# Work to be completed
Give back every line exactly as it appears, pictures excluded.

# Data block
§ §

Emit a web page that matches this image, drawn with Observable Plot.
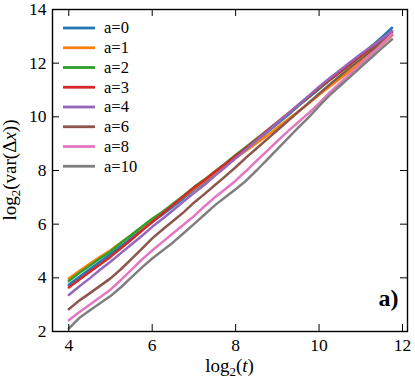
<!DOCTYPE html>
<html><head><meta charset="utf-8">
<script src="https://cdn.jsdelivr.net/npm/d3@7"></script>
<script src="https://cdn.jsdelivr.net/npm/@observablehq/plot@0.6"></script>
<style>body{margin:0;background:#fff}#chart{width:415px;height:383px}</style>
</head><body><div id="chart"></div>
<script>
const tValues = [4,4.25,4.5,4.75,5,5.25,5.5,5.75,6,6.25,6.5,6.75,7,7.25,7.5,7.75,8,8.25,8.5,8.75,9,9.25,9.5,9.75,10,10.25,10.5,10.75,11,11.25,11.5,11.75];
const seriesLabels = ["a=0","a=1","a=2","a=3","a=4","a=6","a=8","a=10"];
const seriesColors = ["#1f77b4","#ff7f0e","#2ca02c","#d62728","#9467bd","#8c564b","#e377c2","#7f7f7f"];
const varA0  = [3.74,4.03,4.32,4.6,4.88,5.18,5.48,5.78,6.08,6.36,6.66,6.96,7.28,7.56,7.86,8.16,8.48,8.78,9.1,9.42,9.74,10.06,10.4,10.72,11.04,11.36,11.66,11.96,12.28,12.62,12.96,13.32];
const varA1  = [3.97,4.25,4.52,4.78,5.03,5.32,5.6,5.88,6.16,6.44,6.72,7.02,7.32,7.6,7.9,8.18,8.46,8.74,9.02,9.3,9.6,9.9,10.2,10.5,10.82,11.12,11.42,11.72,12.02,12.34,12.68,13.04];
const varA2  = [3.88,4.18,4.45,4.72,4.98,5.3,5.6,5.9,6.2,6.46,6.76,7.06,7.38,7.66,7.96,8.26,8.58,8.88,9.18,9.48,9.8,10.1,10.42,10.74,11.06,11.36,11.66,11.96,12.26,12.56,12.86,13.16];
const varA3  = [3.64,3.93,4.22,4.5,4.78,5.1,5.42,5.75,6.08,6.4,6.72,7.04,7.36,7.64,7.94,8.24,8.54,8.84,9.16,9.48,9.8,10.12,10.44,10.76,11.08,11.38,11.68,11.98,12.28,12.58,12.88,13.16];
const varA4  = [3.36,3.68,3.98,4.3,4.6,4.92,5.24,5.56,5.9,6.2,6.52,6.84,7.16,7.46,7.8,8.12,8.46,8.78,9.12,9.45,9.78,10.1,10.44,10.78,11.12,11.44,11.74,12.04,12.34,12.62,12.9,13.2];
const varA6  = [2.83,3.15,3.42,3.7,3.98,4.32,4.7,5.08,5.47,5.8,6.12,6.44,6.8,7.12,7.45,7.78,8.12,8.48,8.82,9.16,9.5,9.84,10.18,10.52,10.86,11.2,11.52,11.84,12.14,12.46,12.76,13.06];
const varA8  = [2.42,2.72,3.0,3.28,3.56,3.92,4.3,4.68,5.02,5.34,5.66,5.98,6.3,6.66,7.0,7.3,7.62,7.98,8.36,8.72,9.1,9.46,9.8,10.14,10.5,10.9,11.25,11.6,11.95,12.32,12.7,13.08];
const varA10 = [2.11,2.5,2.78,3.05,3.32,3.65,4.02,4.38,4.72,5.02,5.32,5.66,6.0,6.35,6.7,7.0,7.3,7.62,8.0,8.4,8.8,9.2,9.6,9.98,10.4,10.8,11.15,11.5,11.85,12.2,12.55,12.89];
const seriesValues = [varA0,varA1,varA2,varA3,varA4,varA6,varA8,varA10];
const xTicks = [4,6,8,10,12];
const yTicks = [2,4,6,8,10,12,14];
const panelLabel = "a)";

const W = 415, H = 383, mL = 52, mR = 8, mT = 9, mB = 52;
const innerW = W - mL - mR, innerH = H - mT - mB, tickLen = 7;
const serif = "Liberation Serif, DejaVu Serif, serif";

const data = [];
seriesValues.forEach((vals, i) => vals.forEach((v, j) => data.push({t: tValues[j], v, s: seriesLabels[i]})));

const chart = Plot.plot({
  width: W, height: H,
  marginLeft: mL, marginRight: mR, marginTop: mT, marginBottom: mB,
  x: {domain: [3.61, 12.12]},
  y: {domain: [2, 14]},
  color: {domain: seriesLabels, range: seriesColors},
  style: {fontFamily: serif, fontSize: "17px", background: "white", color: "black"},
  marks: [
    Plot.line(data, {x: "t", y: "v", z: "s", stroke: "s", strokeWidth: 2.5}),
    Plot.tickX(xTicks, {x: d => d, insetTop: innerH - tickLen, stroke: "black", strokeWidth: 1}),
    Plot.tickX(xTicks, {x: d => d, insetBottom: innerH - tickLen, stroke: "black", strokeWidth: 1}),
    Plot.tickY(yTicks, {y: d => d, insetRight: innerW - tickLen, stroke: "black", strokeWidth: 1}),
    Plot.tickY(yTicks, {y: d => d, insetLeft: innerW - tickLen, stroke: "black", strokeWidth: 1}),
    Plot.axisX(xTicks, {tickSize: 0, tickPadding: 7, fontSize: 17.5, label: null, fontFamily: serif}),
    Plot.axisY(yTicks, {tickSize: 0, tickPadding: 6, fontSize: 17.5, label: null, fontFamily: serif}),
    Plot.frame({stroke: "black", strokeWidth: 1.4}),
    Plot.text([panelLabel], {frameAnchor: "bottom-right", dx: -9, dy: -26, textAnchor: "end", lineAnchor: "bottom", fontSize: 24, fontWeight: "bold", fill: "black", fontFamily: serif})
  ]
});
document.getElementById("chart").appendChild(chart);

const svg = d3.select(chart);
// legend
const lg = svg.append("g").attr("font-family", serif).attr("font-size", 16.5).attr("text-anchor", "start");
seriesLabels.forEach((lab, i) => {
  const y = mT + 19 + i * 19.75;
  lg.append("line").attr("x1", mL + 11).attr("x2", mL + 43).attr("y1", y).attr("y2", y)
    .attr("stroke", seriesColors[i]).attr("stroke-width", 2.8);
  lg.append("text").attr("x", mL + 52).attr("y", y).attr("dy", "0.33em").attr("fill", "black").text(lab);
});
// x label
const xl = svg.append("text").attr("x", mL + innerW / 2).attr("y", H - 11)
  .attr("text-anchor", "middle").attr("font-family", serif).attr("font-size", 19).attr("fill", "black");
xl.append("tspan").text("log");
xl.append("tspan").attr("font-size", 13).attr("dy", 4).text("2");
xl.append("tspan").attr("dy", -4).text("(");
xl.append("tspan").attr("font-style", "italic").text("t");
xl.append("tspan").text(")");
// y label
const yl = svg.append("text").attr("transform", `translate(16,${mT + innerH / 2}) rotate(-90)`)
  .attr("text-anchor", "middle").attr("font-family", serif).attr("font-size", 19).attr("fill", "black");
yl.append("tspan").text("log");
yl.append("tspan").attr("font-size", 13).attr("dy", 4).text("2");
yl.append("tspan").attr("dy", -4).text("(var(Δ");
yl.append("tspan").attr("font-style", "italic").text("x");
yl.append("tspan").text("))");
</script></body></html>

§ §

# Response for this exercise
Emit a web page that matches this image, drawn with Observable Plot.
<!DOCTYPE html>
<html><head><meta charset="utf-8">
<script src="https://cdn.jsdelivr.net/npm/d3@7"></script>
<script src="https://cdn.jsdelivr.net/npm/@observablehq/plot@0.6"></script>
<style>body{margin:0;background:#fff}#chart{width:415px;height:383px}</style>
</head><body><div id="chart"></div>
<script>
const tValues = [4,4.25,4.5,4.75,5,5.25,5.5,5.75,6,6.25,6.5,6.75,7,7.25,7.5,7.75,8,8.25,8.5,8.75,9,9.25,9.5,9.75,10,10.25,10.5,10.75,11,11.25,11.5,11.75];
const seriesLabels = ["a=0","a=1","a=2","a=3","a=4","a=6","a=8","a=10"];
const seriesColors = ["#1f77b4","#ff7f0e","#2ca02c","#d62728","#9467bd","#8c564b","#e377c2","#7f7f7f"];
const varA0  = [3.74,4.03,4.32,4.6,4.88,5.18,5.48,5.78,6.08,6.36,6.66,6.96,7.28,7.56,7.86,8.16,8.48,8.78,9.1,9.42,9.74,10.06,10.4,10.72,11.04,11.36,11.66,11.96,12.28,12.62,12.96,13.32];
const varA1  = [3.97,4.25,4.52,4.78,5.03,5.32,5.6,5.88,6.16,6.44,6.72,7.02,7.32,7.6,7.9,8.18,8.46,8.74,9.02,9.3,9.6,9.9,10.2,10.5,10.82,11.12,11.42,11.72,12.02,12.34,12.68,13.04];
const varA2  = [3.88,4.18,4.45,4.72,4.98,5.3,5.6,5.9,6.2,6.46,6.76,7.06,7.38,7.66,7.96,8.26,8.58,8.88,9.18,9.48,9.8,10.1,10.42,10.74,11.06,11.36,11.66,11.96,12.26,12.56,12.86,13.16];
const varA3  = [3.64,3.93,4.22,4.5,4.78,5.1,5.42,5.75,6.08,6.4,6.72,7.04,7.36,7.64,7.94,8.24,8.54,8.84,9.16,9.48,9.8,10.12,10.44,10.76,11.08,11.38,11.68,11.98,12.28,12.58,12.88,13.16];
const varA4  = [3.36,3.68,3.98,4.3,4.6,4.92,5.24,5.56,5.9,6.2,6.52,6.84,7.16,7.46,7.8,8.12,8.46,8.78,9.12,9.45,9.78,10.1,10.44,10.78,11.12,11.44,11.74,12.04,12.34,12.62,12.9,13.2];
const varA6  = [2.83,3.15,3.42,3.7,3.98,4.32,4.7,5.08,5.47,5.8,6.12,6.44,6.8,7.12,7.45,7.78,8.12,8.48,8.82,9.16,9.5,9.84,10.18,10.52,10.86,11.2,11.52,11.84,12.14,12.46,12.76,13.06];
const varA8  = [2.42,2.72,3.0,3.28,3.56,3.92,4.3,4.68,5.02,5.34,5.66,5.98,6.3,6.66,7.0,7.3,7.62,7.98,8.36,8.72,9.1,9.46,9.8,10.14,10.5,10.9,11.25,11.6,11.95,12.32,12.7,13.08];
const varA10 = [2.11,2.5,2.78,3.05,3.32,3.65,4.02,4.38,4.72,5.02,5.32,5.66,6.0,6.35,6.7,7.0,7.3,7.62,8.0,8.4,8.8,9.2,9.6,9.98,10.4,10.8,11.15,11.5,11.85,12.2,12.55,12.89];
const seriesValues = [varA0,varA1,varA2,varA3,varA4,varA6,varA8,varA10];
const xTicks = [4,6,8,10,12];
const yTicks = [2,4,6,8,10,12,14];
const panelLabel = "a)";

const W = 415, H = 383, mL = 52, mR = 8, mT = 9, mB = 52;
const innerW = W - mL - mR, innerH = H - mT - mB, tickLen = 7;
const serif = "Liberation Serif, DejaVu Serif, serif";

const data = [];
seriesValues.forEach((vals, i) => vals.forEach((v, j) => data.push({t: tValues[j], v, s: seriesLabels[i]})));

const chart = Plot.plot({
  width: W, height: H,
  marginLeft: mL, marginRight: mR, marginTop: mT, marginBottom: mB,
  x: {domain: [3.61, 12.12]},
  y: {domain: [2, 14]},
  color: {domain: seriesLabels, range: seriesColors},
  style: {fontFamily: serif, fontSize: "17px", background: "white", color: "black"},
  marks: [
    Plot.line(data, {x: "t", y: "v", z: "s", stroke: "s", strokeWidth: 2.5}),
    Plot.tickX(xTicks, {x: d => d, insetTop: innerH - tickLen, stroke: "black", strokeWidth: 1}),
    Plot.tickX(xTicks, {x: d => d, insetBottom: innerH - tickLen, stroke: "black", strokeWidth: 1}),
    Plot.tickY(yTicks, {y: d => d, insetRight: innerW - tickLen, stroke: "black", strokeWidth: 1}),
    Plot.tickY(yTicks, {y: d => d, insetLeft: innerW - tickLen, stroke: "black", strokeWidth: 1}),
    Plot.axisX(xTicks, {tickSize: 0, tickPadding: 7, fontSize: 17.5, label: null, fontFamily: serif}),
    Plot.axisY(yTicks, {tickSize: 0, tickPadding: 6, fontSize: 17.5, label: null, fontFamily: serif}),
    Plot.frame({stroke: "black", strokeWidth: 1.4}),
    Plot.text([panelLabel], {frameAnchor: "bottom-right", dx: -9, dy: -26, textAnchor: "end", lineAnchor: "bottom", fontSize: 24, fontWeight: "bold", fill: "black", fontFamily: serif})
  ]
});
document.getElementById("chart").appendChild(chart);

const svg = d3.select(chart);
// legend
const lg = svg.append("g").attr("font-family", serif).attr("font-size", 16.5).attr("text-anchor", "start");
seriesLabels.forEach((lab, i) => {
  const y = mT + 19 + i * 19.75;
  lg.append("line").attr("x1", mL + 11).attr("x2", mL + 43).attr("y1", y).attr("y2", y)
    .attr("stroke", seriesColors[i]).attr("stroke-width", 2.8);
  lg.append("text").attr("x", mL + 52).attr("y", y).attr("dy", "0.33em").attr("fill", "black").text(lab);
});
// x label
const xl = svg.append("text").attr("x", mL + innerW / 2).attr("y", H - 11)
  .attr("text-anchor", "middle").attr("font-family", serif).attr("font-size", 19).attr("fill", "black");
xl.append("tspan").text("log");
xl.append("tspan").attr("font-size", 13).attr("dy", 4).text("2");
xl.append("tspan").attr("dy", -4).text("(");
xl.append("tspan").attr("font-style", "italic").text("t");
xl.append("tspan").text(")");
// y label
const yl = svg.append("text").attr("transform", `translate(16,${mT + innerH / 2}) rotate(-90)`)
  .attr("text-anchor", "middle").attr("font-family", serif).attr("font-size", 19).attr("fill", "black");
yl.append("tspan").text("log");
yl.append("tspan").attr("font-size", 13).attr("dy", 4).text("2");
yl.append("tspan").attr("dy", -4).text("(var(Δ");
yl.append("tspan").attr("font-style", "italic").text("x");
yl.append("tspan").text("))");
</script></body></html>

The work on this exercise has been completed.